Whether the flood of new thirsty patrons materializes, and whether they end up taking people’s parking spaces and puking all over their brownstone stoops as some fear, remains to be seen: A busy arena like Barclays certainly can have more impact than, say, a 10-games-a-year football stadium, but as sports economist Brad Humphreys predicted to me earlier this year, “A lot of existing bar and restaurant owners in the area are going to be unhappy when they actually lose business,” thanks to all the spending opportunities inside a modern arena.

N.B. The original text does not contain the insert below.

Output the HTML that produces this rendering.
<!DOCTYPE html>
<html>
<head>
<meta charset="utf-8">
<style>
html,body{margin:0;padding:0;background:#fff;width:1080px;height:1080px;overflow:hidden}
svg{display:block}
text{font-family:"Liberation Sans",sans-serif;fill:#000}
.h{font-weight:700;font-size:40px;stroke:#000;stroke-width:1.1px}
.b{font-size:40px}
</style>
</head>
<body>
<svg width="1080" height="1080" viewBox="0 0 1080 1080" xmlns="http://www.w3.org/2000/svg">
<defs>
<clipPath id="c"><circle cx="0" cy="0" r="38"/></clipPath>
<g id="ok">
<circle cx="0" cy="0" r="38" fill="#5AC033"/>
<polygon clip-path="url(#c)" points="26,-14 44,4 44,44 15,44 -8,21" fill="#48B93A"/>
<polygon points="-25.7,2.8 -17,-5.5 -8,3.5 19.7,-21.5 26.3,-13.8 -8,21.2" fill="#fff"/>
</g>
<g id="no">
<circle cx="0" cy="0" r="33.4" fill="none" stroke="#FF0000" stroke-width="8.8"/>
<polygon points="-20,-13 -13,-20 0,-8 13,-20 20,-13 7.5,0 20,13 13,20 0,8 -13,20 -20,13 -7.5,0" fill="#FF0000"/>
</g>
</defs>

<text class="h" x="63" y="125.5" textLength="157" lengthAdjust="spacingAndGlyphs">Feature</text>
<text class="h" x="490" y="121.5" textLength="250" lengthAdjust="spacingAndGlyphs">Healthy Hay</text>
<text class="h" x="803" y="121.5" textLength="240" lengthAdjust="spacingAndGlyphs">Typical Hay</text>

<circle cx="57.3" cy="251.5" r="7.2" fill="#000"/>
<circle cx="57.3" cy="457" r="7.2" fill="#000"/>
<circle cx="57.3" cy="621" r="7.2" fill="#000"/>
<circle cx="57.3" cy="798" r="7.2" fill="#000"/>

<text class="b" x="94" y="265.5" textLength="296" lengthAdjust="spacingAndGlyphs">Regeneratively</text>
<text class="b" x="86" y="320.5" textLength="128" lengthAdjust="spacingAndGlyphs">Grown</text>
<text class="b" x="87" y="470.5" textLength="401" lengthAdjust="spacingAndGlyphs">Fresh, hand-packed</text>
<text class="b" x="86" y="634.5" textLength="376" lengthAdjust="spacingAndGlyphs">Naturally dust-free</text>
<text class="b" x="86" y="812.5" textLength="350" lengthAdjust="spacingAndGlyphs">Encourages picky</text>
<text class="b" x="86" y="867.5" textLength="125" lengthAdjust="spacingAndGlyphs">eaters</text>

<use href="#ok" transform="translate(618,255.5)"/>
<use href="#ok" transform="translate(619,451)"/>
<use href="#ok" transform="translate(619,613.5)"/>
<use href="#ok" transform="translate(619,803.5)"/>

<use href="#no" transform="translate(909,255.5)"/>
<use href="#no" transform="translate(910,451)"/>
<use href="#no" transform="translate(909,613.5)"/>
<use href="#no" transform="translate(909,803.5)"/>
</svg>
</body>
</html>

If I had to predict, I’d guess that the arena will spark huge changes in the blocks immediately adjacent to the site, with sports bars and other generic retail pricing out the stores that previously existed, but not much impact a few blocks away, except maybe from fans circling for parking. For the moment, at least, the most noticeable impact for locals will be the new mammoth subway entrance that the state built to lead directly to the arena, and the new mammoth video board showing McDonald’s ads that hovers menacingly above it. Maybe at least they’ll mix in the occasional “Watch for dripping orange goo” PSA.